— Start —

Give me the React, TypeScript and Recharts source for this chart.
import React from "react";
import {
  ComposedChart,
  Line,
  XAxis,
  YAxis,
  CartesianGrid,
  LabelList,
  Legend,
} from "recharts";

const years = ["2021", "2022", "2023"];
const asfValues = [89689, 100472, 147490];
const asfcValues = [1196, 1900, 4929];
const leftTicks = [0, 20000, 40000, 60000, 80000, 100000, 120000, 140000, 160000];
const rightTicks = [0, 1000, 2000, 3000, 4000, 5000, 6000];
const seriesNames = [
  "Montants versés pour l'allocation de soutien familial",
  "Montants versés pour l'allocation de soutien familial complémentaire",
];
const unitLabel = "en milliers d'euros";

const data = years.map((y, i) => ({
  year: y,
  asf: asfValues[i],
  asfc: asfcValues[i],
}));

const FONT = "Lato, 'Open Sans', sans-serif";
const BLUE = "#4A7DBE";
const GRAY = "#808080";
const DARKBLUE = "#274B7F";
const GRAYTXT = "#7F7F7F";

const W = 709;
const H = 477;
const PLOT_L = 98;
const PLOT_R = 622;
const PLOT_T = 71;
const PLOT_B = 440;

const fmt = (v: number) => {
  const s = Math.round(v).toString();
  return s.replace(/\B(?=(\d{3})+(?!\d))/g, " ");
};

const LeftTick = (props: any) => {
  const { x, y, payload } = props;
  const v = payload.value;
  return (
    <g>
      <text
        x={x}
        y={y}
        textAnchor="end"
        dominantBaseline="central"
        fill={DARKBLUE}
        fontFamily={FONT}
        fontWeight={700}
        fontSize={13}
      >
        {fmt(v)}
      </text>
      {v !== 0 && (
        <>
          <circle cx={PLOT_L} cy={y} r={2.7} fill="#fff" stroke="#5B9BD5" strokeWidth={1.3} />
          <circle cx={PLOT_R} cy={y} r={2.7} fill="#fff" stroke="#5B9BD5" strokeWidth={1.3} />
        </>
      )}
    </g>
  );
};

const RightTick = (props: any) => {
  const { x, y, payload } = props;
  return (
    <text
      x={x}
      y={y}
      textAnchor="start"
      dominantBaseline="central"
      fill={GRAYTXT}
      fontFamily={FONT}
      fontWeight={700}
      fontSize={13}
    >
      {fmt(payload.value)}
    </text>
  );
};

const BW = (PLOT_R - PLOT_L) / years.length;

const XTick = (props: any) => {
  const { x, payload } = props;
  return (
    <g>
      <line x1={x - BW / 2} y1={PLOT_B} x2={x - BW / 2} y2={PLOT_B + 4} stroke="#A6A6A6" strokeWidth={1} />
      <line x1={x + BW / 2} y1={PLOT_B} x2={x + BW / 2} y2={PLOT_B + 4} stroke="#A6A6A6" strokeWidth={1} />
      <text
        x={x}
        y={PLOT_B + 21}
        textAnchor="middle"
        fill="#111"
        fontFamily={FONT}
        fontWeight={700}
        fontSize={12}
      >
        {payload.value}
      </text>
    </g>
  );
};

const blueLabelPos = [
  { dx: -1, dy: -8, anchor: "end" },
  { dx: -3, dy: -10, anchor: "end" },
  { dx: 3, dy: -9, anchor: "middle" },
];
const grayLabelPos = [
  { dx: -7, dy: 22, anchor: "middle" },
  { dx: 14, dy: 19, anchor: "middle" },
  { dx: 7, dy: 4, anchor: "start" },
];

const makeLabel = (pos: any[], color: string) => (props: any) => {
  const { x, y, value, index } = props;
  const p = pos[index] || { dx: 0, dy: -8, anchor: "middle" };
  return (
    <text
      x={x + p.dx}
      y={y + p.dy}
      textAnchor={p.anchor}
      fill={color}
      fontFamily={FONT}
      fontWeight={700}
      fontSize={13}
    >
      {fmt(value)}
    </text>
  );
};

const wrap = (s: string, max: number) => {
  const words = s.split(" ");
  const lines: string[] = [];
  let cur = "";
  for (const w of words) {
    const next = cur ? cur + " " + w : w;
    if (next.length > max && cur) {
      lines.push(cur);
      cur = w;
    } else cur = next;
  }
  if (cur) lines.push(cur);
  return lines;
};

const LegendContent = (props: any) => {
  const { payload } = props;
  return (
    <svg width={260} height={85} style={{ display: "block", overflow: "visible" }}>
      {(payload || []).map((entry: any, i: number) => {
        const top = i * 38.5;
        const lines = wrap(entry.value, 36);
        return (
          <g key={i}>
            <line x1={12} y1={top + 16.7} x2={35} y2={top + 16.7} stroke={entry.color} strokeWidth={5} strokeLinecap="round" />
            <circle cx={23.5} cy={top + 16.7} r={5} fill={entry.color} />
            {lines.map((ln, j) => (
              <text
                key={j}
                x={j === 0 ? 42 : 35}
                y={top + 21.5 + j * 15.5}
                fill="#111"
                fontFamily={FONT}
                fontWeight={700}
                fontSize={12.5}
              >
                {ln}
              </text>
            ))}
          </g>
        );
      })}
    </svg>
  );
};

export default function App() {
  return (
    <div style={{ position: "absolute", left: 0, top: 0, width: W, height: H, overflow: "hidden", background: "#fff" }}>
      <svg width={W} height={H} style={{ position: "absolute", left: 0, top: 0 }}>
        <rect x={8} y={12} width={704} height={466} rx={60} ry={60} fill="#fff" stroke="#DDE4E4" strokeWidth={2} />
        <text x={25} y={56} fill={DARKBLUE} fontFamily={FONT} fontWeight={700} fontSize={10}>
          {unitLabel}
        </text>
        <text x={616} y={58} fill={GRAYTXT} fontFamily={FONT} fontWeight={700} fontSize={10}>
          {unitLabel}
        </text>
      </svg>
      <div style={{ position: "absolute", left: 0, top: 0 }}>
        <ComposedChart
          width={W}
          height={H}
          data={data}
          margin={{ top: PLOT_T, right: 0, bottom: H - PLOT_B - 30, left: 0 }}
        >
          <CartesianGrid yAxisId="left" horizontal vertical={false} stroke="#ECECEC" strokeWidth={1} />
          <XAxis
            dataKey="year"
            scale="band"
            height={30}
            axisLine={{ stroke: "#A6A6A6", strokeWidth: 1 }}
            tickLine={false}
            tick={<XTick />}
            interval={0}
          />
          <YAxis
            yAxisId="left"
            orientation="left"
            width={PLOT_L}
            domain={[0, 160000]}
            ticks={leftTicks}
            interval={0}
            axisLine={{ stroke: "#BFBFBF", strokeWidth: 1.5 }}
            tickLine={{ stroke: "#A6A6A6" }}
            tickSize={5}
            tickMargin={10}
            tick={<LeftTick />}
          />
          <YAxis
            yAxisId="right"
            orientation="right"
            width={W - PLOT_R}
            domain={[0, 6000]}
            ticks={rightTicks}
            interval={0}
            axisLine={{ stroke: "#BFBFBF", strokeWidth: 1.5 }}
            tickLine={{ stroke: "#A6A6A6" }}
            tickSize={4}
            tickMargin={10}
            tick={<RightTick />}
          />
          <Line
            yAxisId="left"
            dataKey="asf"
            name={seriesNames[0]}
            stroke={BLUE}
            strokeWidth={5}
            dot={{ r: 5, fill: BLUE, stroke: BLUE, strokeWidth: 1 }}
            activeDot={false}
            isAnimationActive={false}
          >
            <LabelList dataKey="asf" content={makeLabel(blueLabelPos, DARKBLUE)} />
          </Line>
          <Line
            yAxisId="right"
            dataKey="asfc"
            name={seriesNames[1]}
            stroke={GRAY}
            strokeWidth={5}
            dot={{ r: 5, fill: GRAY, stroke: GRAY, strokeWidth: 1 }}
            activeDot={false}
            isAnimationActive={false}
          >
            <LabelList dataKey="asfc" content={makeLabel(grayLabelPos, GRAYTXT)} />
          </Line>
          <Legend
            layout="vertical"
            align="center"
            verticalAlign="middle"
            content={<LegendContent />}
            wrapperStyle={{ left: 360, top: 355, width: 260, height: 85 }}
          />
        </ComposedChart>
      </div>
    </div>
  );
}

— End —

Objective — Reproduce every line of the data verbatim.

Answer to this problem —
Give me the React, TypeScript and Recharts source for this chart.
import React from "react";
import {
  ComposedChart,
  Line,
  XAxis,
  YAxis,
  CartesianGrid,
  LabelList,
  Legend,
} from "recharts";

const years = ["2021", "2022", "2023"];
const asfValues = [89689, 100472, 147490];
const asfcValues = [1196, 1900, 4929];
const leftTicks = [0, 20000, 40000, 60000, 80000, 100000, 120000, 140000, 160000];
const rightTicks = [0, 1000, 2000, 3000, 4000, 5000, 6000];
const seriesNames = [
  "Montants versés pour l'allocation de soutien familial",
  "Montants versés pour l'allocation de soutien familial complémentaire",
];
const unitLabel = "en milliers d'euros";

const data = years.map((y, i) => ({
  year: y,
  asf: asfValues[i],
  asfc: asfcValues[i],
}));

const FONT = "Lato, 'Open Sans', sans-serif";
const BLUE = "#4A7DBE";
const GRAY = "#808080";
const DARKBLUE = "#274B7F";
const GRAYTXT = "#7F7F7F";

const W = 709;
const H = 477;
const PLOT_L = 98;
const PLOT_R = 622;
const PLOT_T = 71;
const PLOT_B = 440;

const fmt = (v: number) => {
  const s = Math.round(v).toString();
  return s.replace(/\B(?=(\d{3})+(?!\d))/g, " ");
};

const LeftTick = (props: any) => {
  const { x, y, payload } = props;
  const v = payload.value;
  return (
    <g>
      <text
        x={x}
        y={y}
        textAnchor="end"
        dominantBaseline="central"
        fill={DARKBLUE}
        fontFamily={FONT}
        fontWeight={700}
        fontSize={13}
      >
        {fmt(v)}
      </text>
      {v !== 0 && (
        <>
          <circle cx={PLOT_L} cy={y} r={2.7} fill="#fff" stroke="#5B9BD5" strokeWidth={1.3} />
          <circle cx={PLOT_R} cy={y} r={2.7} fill="#fff" stroke="#5B9BD5" strokeWidth={1.3} />
        </>
      )}
    </g>
  );
};

const RightTick = (props: any) => {
  const { x, y, payload } = props;
  return (
    <text
      x={x}
      y={y}
      textAnchor="start"
      dominantBaseline="central"
      fill={GRAYTXT}
      fontFamily={FONT}
      fontWeight={700}
      fontSize={13}
    >
      {fmt(payload.value)}
    </text>
  );
};

const BW = (PLOT_R - PLOT_L) / years.length;

const XTick = (props: any) => {
  const { x, payload } = props;
  return (
    <g>
      <line x1={x - BW / 2} y1={PLOT_B} x2={x - BW / 2} y2={PLOT_B + 4} stroke="#A6A6A6" strokeWidth={1} />
      <line x1={x + BW / 2} y1={PLOT_B} x2={x + BW / 2} y2={PLOT_B + 4} stroke="#A6A6A6" strokeWidth={1} />
      <text
        x={x}
        y={PLOT_B + 21}
        textAnchor="middle"
        fill="#111"
        fontFamily={FONT}
        fontWeight={700}
        fontSize={12}
      >
        {payload.value}
      </text>
    </g>
  );
};

const blueLabelPos = [
  { dx: -1, dy: -8, anchor: "end" },
  { dx: -3, dy: -10, anchor: "end" },
  { dx: 3, dy: -9, anchor: "middle" },
];
const grayLabelPos = [
  { dx: -7, dy: 22, anchor: "middle" },
  { dx: 14, dy: 19, anchor: "middle" },
  { dx: 7, dy: 4, anchor: "start" },
];

const makeLabel = (pos: any[], color: string) => (props: any) => {
  const { x, y, value, index } = props;
  const p = pos[index] || { dx: 0, dy: -8, anchor: "middle" };
  return (
    <text
      x={x + p.dx}
      y={y + p.dy}
      textAnchor={p.anchor}
      fill={color}
      fontFamily={FONT}
      fontWeight={700}
      fontSize={13}
    >
      {fmt(value)}
    </text>
  );
};

const wrap = (s: string, max: number) => {
  const words = s.split(" ");
  const lines: string[] = [];
  let cur = "";
  for (const w of words) {
    const next = cur ? cur + " " + w : w;
    if (next.length > max && cur) {
      lines.push(cur);
      cur = w;
    } else cur = next;
  }
  if (cur) lines.push(cur);
  return lines;
};

const LegendContent = (props: any) => {
  const { payload } = props;
  return (
    <svg width={260} height={85} style={{ display: "block", overflow: "visible" }}>
      {(payload || []).map((entry: any, i: number) => {
        const top = i * 38.5;
        const lines = wrap(entry.value, 36);
        return (
          <g key={i}>
            <line x1={12} y1={top + 16.7} x2={35} y2={top + 16.7} stroke={entry.color} strokeWidth={5} strokeLinecap="round" />
            <circle cx={23.5} cy={top + 16.7} r={5} fill={entry.color} />
            {lines.map((ln, j) => (
              <text
                key={j}
                x={j === 0 ? 42 : 35}
                y={top + 21.5 + j * 15.5}
                fill="#111"
                fontFamily={FONT}
                fontWeight={700}
                fontSize={12.5}
              >
                {ln}
              </text>
            ))}
          </g>
        );
      })}
    </svg>
  );
};

export default function App() {
  return (
    <div style={{ position: "absolute", left: 0, top: 0, width: W, height: H, overflow: "hidden", background: "#fff" }}>
      <svg width={W} height={H} style={{ position: "absolute", left: 0, top: 0 }}>
        <rect x={8} y={12} width={704} height={466} rx={60} ry={60} fill="#fff" stroke="#DDE4E4" strokeWidth={2} />
        <text x={25} y={56} fill={DARKBLUE} fontFamily={FONT} fontWeight={700} fontSize={10}>
          {unitLabel}
        </text>
        <text x={616} y={58} fill={GRAYTXT} fontFamily={FONT} fontWeight={700} fontSize={10}>
          {unitLabel}
        </text>
      </svg>
      <div style={{ position: "absolute", left: 0, top: 0 }}>
        <ComposedChart
          width={W}
          height={H}
          data={data}
          margin={{ top: PLOT_T, right: 0, bottom: H - PLOT_B - 30, left: 0 }}
        >
          <CartesianGrid yAxisId="left" horizontal vertical={false} stroke="#ECECEC" strokeWidth={1} />
          <XAxis
            dataKey="year"
            scale="band"
            height={30}
            axisLine={{ stroke: "#A6A6A6", strokeWidth: 1 }}
            tickLine={false}
            tick={<XTick />}
            interval={0}
          />
          <YAxis
            yAxisId="left"
            orientation="left"
            width={PLOT_L}
            domain={[0, 160000]}
            ticks={leftTicks}
            interval={0}
            axisLine={{ stroke: "#BFBFBF", strokeWidth: 1.5 }}
            tickLine={{ stroke: "#A6A6A6" }}
            tickSize={5}
            tickMargin={10}
            tick={<LeftTick />}
          />
          <YAxis
            yAxisId="right"
            orientation="right"
            width={W - PLOT_R}
            domain={[0, 6000]}
            ticks={rightTicks}
            interval={0}
            axisLine={{ stroke: "#BFBFBF", strokeWidth: 1.5 }}
            tickLine={{ stroke: "#A6A6A6" }}
            tickSize={4}
            tickMargin={10}
            tick={<RightTick />}
          />
          <Line
            yAxisId="left"
            dataKey="asf"
            name={seriesNames[0]}
            stroke={BLUE}
            strokeWidth={5}
            dot={{ r: 5, fill: BLUE, stroke: BLUE, strokeWidth: 1 }}
            activeDot={false}
            isAnimationActive={false}
          >
            <LabelList dataKey="asf" content={makeLabel(blueLabelPos, DARKBLUE)} />
          </Line>
          <Line
            yAxisId="right"
            dataKey="asfc"
            name={seriesNames[1]}
            stroke={GRAY}
            strokeWidth={5}
            dot={{ r: 5, fill: GRAY, stroke: GRAY, strokeWidth: 1 }}
            activeDot={false}
            isAnimationActive={false}
          >
            <LabelList dataKey="asfc" content={makeLabel(grayLabelPos, GRAYTXT)} />
          </Line>
          <Legend
            layout="vertical"
            align="center"
            verticalAlign="middle"
            content={<LegendContent />}
            wrapperStyle={{ left: 360, top: 355, width: 260, height: 85 }}
          />
        </ComposedChart>
      </div>
    </div>
  );
}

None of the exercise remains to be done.